According to one pro-rebel news outlet, its second commander, Ibrahim al-Banawi, had a "bad reputation since he took command of the brigade, which affected the reputation of the brigade, whose actions turned from fighting against the regime... to acts of robbery and looting in the city of Manbij and outside it until the organization entered the city."

The Syrian Observatory on Human Rights (SOHR) reported that in late July 2014 Jabhat al-Nusra raided the headquarters of a brigade with the same name, which operated on the Syrian border with the Israeli occupied Golan Heights, killing several members of the brigade and arresting its commander Sharif al-Saffouri.

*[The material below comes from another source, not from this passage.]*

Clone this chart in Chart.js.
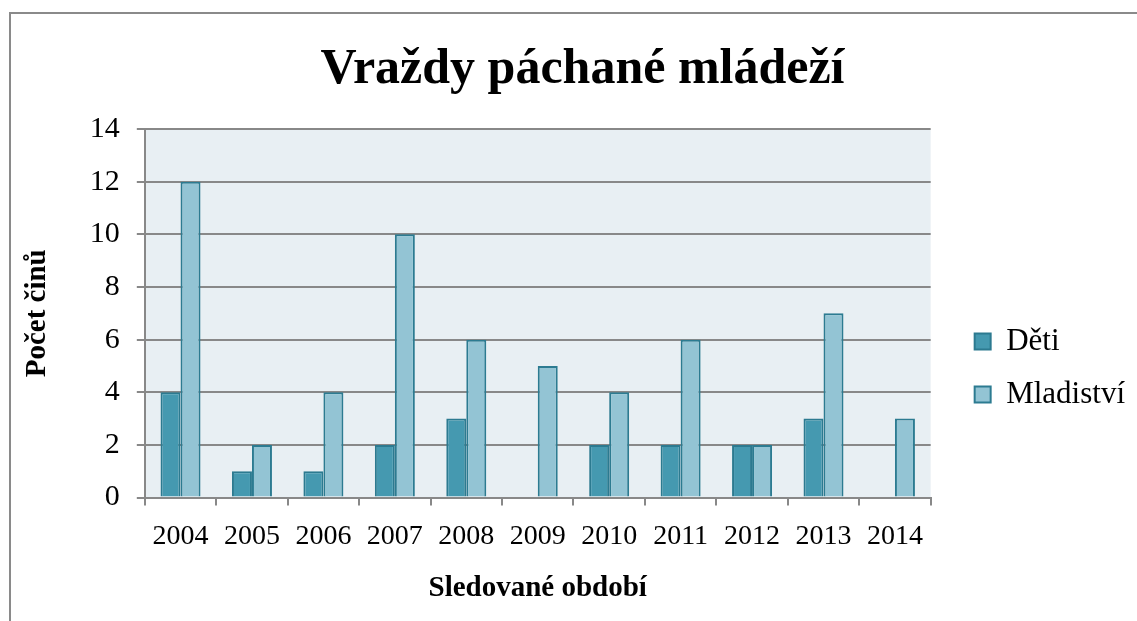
<!DOCTYPE html>
<html lang="cs">
<head>
<meta charset="utf-8">
<title>Vraždy páchané mládeží</title>
<script src="https://cdn.jsdelivr.net/npm/chart.js@4/dist/chart.umd.min.js"></script>
<style>
  html, body { margin: 0; padding: 0; background: #fff; overflow: hidden; }
  #wrap { position: relative; width: 1137px; height: 621px; }
  #frame {
    position: absolute; left: 9px; top: 12px; width: 2000px; height: 2000px;
    border-left: 2px solid #8a8a8a; border-top: 2px solid #8a8a8a;
  }
  canvas { position: absolute; left: 0; top: 0; }
</style>
</head>
<body>
<div id="wrap">
  <div id="frame"></div>
  <canvas id="chart" width="1137" height="621"></canvas>
</div>
<script>
const years = ["2004", "2005", "2006", "2007", "2008", "2009", "2010", "2011", "2012", "2013", "2014"];
const deti = [4, 1, 1, 2, 3, 0, 2, 2, 2, 3, 0];
const mladistvi = [12, 2, 4, 10, 6, 5, 4, 6, 2, 7, 3];
const yTicks = [0, 2, 4, 6, 8, 10, 12, 14];

const serif = "'Liberation Serif', 'Times New Roman', serif";
const gridGray = "#888888";

// plot area fill, like the Excel chart
const plotBg = {
  id: "plotBg",
  beforeDraw(chart) {
    const { ctx, chartArea: a } = chart;
    ctx.save();
    ctx.fillStyle = "#e8eff3";
    ctx.fillRect(a.left, a.top, a.right - a.left, a.bottom - a.top);
    ctx.restore();
  }
};

// move legend next to plot and recenter title over the whole picture
const nudge = {
  id: "nudge",
  afterLayout(chart) {
    const lg = chart.legend;
    const a = chart.chartArea;
    const dx = a.right + 22 - lg.left;
    lg.left += dx; lg.right += dx;
    const dy = (a.top + 175) - lg.top;
    lg.top += dy; lg.bottom += dy;
    const t = chart.titleBlock;
    t.left += 16; t.right += 16;
  }
};

new Chart(document.getElementById("chart"), {
  type: "bar",
  data: {
    labels: years,
    datasets: [
      {
        label: "Děti",
        data: deti,
        backgroundColor: "#4599b0",
        borderColor: "#2c7a90",
        borderWidth: 2
      },
      {
        label: "Mladiství",
        data: mladistvi,
        backgroundColor: "#93c4d4",
        borderColor: "#2c7b91",
        borderWidth: 2
      }
    ]
  },
  options: {
    responsive: false,
    animation: false,
    layout: { padding: { left: 20, top: 0, right: 24, bottom: 10 } },
    datasets: { bar: { categoryPercentage: 0.56, barPercentage: 1 } },
    plugins: {
      title: {
        display: true,
        text: "Vraždy páchané mládeží",
        color: "#000",
        font: { family: serif, size: 50, weight: "bold" },
        padding: { top: 40, bottom: 29 }
      },
      legend: {
        display: true,
        position: "right",
        align: "start",
        labels: {
          color: "#000",
          font: { family: serif, size: 31 },
          boxWidth: 16,
          boxHeight: 16,
          padding: 22
        }
      },
      tooltip: { enabled: false }
    },
    scales: {
      x: {
        grid: {
          offset: true,
          drawOnChartArea: false,
          color: gridGray,
          lineWidth: 2,
          tickLength: 8
        },
        border: { display: true, color: gridGray, width: 2 },
        ticks: {
          color: "#000",
          font: { family: serif, size: 28 },
          padding: 14,
          maxRotation: 0
        },
        title: {
          display: true,
          text: "Sledované období",
          color: "#000",
          font: { family: serif, size: 29, weight: "bold" },
          padding: { top: 4, bottom: 5 }
        }
      },
      y: {
        min: 0,
        max: 14,
        afterBuildTicks(scale) {
          scale.ticks = yTicks.map((v) => ({ value: v }));
        },
        grid: {
          color: gridGray,
          lineWidth: 2,
          tickLength: 8
        },
        border: { display: true, color: gridGray, width: 2 },
        ticks: {
          color: "#000",
          font: { family: serif, size: 30 },
          padding: 17
        },
        title: {
          display: true,
          text: "Počet činů",
          color: "#000",
          font: { family: serif, size: 29, weight: "bold" },
          padding: { top: 0, bottom: 18 }
        }
      }
    }
  },
  plugins: [plotBg, nudge]
});
</script>
</body>
</html>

In March 2016, Liwa Jund al-Haramain joined the Syrian Democratic Forces. It was part of the Jaysh al-Salam operations room fighting ISIL in Raqqa. In mid-2018, during Turkey's Operation Olive Branch, pro-Turkish TRT World described it as the main Arab component of the SDF in the Manbij area, fighting alongside Kurdish forces against Turkish incursions.

According to the pro-government Al-Masdar News, al-Banawi defected to the Syrian Army in August 2017, after meeting with Suheil al-Hassan of the Syrian Army's Tiger Forces. However, al-Banawi was reportedly still with the Northern Sun Battalion in January 2018. Another former member, Abu Ali Raslan from Manbij, was reported to have defected in 2018.